Reproduce all the material exactly, minus any pictures it holds.

------------------------------------------------------------------------

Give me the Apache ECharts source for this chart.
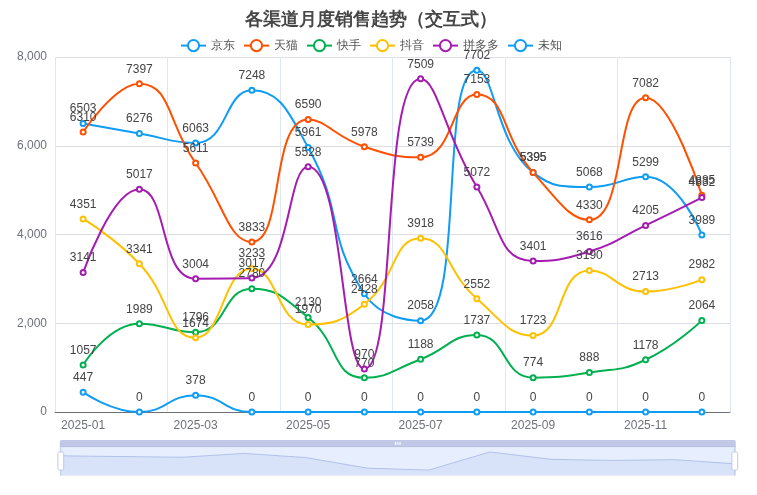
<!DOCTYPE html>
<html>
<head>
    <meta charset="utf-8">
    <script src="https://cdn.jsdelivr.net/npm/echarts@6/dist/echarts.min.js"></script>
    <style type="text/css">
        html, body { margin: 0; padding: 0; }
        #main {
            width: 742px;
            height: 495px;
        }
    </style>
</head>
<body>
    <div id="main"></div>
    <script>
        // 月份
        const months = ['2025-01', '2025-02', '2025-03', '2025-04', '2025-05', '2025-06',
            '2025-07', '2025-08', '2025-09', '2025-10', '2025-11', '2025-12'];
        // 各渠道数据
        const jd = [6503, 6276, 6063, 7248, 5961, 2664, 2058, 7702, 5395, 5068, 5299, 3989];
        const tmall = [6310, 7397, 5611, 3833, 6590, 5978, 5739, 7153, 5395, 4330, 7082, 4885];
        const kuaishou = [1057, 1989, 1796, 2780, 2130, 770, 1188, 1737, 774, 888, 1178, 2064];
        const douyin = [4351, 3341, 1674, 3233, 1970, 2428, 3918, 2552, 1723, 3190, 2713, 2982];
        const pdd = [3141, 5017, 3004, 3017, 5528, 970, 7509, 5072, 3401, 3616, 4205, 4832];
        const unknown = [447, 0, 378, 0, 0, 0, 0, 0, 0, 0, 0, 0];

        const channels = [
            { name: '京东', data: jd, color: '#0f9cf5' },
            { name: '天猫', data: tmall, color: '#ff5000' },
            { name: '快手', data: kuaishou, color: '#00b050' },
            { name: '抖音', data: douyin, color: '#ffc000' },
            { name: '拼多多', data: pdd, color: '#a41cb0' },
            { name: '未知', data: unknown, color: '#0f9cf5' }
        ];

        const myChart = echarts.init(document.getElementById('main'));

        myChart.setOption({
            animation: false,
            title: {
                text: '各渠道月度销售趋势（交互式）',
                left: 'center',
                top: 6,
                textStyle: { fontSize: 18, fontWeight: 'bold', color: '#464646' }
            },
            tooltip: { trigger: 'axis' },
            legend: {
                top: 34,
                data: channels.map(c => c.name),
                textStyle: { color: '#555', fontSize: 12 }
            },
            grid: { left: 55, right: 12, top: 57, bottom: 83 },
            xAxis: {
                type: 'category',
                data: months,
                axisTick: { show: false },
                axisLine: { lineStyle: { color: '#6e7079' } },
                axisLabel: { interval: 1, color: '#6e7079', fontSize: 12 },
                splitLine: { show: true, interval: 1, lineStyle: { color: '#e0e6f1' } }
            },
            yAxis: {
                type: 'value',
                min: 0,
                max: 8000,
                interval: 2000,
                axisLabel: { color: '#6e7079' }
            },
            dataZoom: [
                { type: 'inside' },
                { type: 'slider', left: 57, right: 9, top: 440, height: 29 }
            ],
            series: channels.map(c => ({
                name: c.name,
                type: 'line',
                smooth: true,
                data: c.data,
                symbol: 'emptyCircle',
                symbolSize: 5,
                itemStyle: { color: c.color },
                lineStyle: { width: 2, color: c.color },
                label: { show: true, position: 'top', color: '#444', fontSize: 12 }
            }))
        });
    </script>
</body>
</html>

------------------------------------------------------------------------

Complete answer:
Give me the Apache ECharts source for this chart.
<!DOCTYPE html>
<html>
<head>
    <meta charset="utf-8">
    <script src="https://cdn.jsdelivr.net/npm/echarts@6/dist/echarts.min.js"></script>
    <style type="text/css">
        html, body { margin: 0; padding: 0; }
        #main {
            width: 742px;
            height: 495px;
        }
    </style>
</head>
<body>
    <div id="main"></div>
    <script>
        // 月份
        const months = ['2025-01', '2025-02', '2025-03', '2025-04', '2025-05', '2025-06',
            '2025-07', '2025-08', '2025-09', '2025-10', '2025-11', '2025-12'];
        // 各渠道数据
        const jd = [6503, 6276, 6063, 7248, 5961, 2664, 2058, 7702, 5395, 5068, 5299, 3989];
        const tmall = [6310, 7397, 5611, 3833, 6590, 5978, 5739, 7153, 5395, 4330, 7082, 4885];
        const kuaishou = [1057, 1989, 1796, 2780, 2130, 770, 1188, 1737, 774, 888, 1178, 2064];
        const douyin = [4351, 3341, 1674, 3233, 1970, 2428, 3918, 2552, 1723, 3190, 2713, 2982];
        const pdd = [3141, 5017, 3004, 3017, 5528, 970, 7509, 5072, 3401, 3616, 4205, 4832];
        const unknown = [447, 0, 378, 0, 0, 0, 0, 0, 0, 0, 0, 0];

        const channels = [
            { name: '京东', data: jd, color: '#0f9cf5' },
            { name: '天猫', data: tmall, color: '#ff5000' },
            { name: '快手', data: kuaishou, color: '#00b050' },
            { name: '抖音', data: douyin, color: '#ffc000' },
            { name: '拼多多', data: pdd, color: '#a41cb0' },
            { name: '未知', data: unknown, color: '#0f9cf5' }
        ];

        const myChart = echarts.init(document.getElementById('main'));

        myChart.setOption({
            animation: false,
            title: {
                text: '各渠道月度销售趋势（交互式）',
                left: 'center',
                top: 6,
                textStyle: { fontSize: 18, fontWeight: 'bold', color: '#464646' }
            },
            tooltip: { trigger: 'axis' },
            legend: {
                top: 34,
                data: channels.map(c => c.name),
                textStyle: { color: '#555', fontSize: 12 }
            },
            grid: { left: 55, right: 12, top: 57, bottom: 83 },
            xAxis: {
                type: 'category',
                data: months,
                axisTick: { show: false },
                axisLine: { lineStyle: { color: '#6e7079' } },
                axisLabel: { interval: 1, color: '#6e7079', fontSize: 12 },
                splitLine: { show: true, interval: 1, lineStyle: { color: '#e0e6f1' } }
            },
            yAxis: {
                type: 'value',
                min: 0,
                max: 8000,
                interval: 2000,
                axisLabel: { color: '#6e7079' }
            },
            dataZoom: [
                { type: 'inside' },
                { type: 'slider', left: 57, right: 9, top: 440, height: 29 }
            ],
            series: channels.map(c => ({
                name: c.name,
                type: 'line',
                smooth: true,
                data: c.data,
                symbol: 'emptyCircle',
                symbolSize: 5,
                itemStyle: { color: c.color },
                lineStyle: { width: 2, color: c.color },
                label: { show: true, position: 'top', color: '#444', fontSize: 12 }
            }))
        });
    </script>
</body>
</html>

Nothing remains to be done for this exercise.